:: GIVEN INFORMATION ::

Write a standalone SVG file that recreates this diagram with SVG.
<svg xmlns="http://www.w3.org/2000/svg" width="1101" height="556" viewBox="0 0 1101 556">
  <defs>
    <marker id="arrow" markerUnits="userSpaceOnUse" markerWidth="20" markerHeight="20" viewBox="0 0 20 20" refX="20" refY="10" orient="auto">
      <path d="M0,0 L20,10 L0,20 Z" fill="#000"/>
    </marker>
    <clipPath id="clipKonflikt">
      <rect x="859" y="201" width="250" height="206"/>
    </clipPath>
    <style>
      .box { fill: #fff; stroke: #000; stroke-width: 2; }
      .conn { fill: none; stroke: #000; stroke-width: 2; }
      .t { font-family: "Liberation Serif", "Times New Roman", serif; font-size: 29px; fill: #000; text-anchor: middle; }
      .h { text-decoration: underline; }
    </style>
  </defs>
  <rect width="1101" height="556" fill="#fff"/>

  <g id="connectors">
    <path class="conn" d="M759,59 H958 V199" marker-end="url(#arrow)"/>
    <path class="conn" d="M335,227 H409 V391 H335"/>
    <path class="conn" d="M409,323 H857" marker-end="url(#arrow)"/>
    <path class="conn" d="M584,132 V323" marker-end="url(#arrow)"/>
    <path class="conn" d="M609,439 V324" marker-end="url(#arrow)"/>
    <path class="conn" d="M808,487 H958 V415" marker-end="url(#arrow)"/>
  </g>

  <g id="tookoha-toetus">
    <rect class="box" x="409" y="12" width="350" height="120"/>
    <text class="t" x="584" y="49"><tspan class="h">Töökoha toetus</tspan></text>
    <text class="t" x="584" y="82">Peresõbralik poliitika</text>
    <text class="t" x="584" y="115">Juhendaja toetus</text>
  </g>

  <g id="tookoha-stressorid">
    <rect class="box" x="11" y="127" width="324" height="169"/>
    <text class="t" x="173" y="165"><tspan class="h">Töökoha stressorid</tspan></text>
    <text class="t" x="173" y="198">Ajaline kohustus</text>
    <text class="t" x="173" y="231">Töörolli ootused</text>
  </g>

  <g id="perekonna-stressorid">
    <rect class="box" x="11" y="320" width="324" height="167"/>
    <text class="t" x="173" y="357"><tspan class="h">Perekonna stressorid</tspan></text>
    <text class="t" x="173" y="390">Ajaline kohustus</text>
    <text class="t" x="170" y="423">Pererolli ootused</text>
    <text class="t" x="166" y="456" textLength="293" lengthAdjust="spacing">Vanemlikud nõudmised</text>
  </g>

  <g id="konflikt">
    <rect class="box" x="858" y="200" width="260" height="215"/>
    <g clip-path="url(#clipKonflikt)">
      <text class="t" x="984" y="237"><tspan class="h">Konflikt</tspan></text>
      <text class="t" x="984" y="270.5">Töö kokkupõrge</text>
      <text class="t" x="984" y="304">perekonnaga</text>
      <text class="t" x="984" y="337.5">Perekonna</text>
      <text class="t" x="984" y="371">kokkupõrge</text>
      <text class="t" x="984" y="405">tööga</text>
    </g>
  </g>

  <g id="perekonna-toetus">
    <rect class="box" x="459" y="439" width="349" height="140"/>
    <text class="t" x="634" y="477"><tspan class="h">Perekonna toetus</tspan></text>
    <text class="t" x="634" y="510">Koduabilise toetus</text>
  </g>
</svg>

:::

* _YOUR INSTRUCTIONS_: Take the lines above and print them exactly.

* _SOLUTION TO THE EXERCISE_:
Write a standalone SVG file that recreates this diagram with SVG.
<svg xmlns="http://www.w3.org/2000/svg" width="1101" height="556" viewBox="0 0 1101 556">
  <defs>
    <marker id="arrow" markerUnits="userSpaceOnUse" markerWidth="20" markerHeight="20" viewBox="0 0 20 20" refX="20" refY="10" orient="auto">
      <path d="M0,0 L20,10 L0,20 Z" fill="#000"/>
    </marker>
    <clipPath id="clipKonflikt">
      <rect x="859" y="201" width="250" height="206"/>
    </clipPath>
    <style>
      .box { fill: #fff; stroke: #000; stroke-width: 2; }
      .conn { fill: none; stroke: #000; stroke-width: 2; }
      .t { font-family: "Liberation Serif", "Times New Roman", serif; font-size: 29px; fill: #000; text-anchor: middle; }
      .h { text-decoration: underline; }
    </style>
  </defs>
  <rect width="1101" height="556" fill="#fff"/>

  <g id="connectors">
    <path class="conn" d="M759,59 H958 V199" marker-end="url(#arrow)"/>
    <path class="conn" d="M335,227 H409 V391 H335"/>
    <path class="conn" d="M409,323 H857" marker-end="url(#arrow)"/>
    <path class="conn" d="M584,132 V323" marker-end="url(#arrow)"/>
    <path class="conn" d="M609,439 V324" marker-end="url(#arrow)"/>
    <path class="conn" d="M808,487 H958 V415" marker-end="url(#arrow)"/>
  </g>

  <g id="tookoha-toetus">
    <rect class="box" x="409" y="12" width="350" height="120"/>
    <text class="t" x="584" y="49"><tspan class="h">Töökoha toetus</tspan></text>
    <text class="t" x="584" y="82">Peresõbralik poliitika</text>
    <text class="t" x="584" y="115">Juhendaja toetus</text>
  </g>

  <g id="tookoha-stressorid">
    <rect class="box" x="11" y="127" width="324" height="169"/>
    <text class="t" x="173" y="165"><tspan class="h">Töökoha stressorid</tspan></text>
    <text class="t" x="173" y="198">Ajaline kohustus</text>
    <text class="t" x="173" y="231">Töörolli ootused</text>
  </g>

  <g id="perekonna-stressorid">
    <rect class="box" x="11" y="320" width="324" height="167"/>
    <text class="t" x="173" y="357"><tspan class="h">Perekonna stressorid</tspan></text>
    <text class="t" x="173" y="390">Ajaline kohustus</text>
    <text class="t" x="170" y="423">Pererolli ootused</text>
    <text class="t" x="166" y="456" textLength="293" lengthAdjust="spacing">Vanemlikud nõudmised</text>
  </g>

  <g id="konflikt">
    <rect class="box" x="858" y="200" width="260" height="215"/>
    <g clip-path="url(#clipKonflikt)">
      <text class="t" x="984" y="237"><tspan class="h">Konflikt</tspan></text>
      <text class="t" x="984" y="270.5">Töö kokkupõrge</text>
      <text class="t" x="984" y="304">perekonnaga</text>
      <text class="t" x="984" y="337.5">Perekonna</text>
      <text class="t" x="984" y="371">kokkupõrge</text>
      <text class="t" x="984" y="405">tööga</text>
    </g>
  </g>

  <g id="perekonna-toetus">
    <rect class="box" x="459" y="439" width="349" height="140"/>
    <text class="t" x="634" y="477"><tspan class="h">Perekonna toetus</tspan></text>
    <text class="t" x="634" y="510">Koduabilise toetus</text>
  </g>
</svg>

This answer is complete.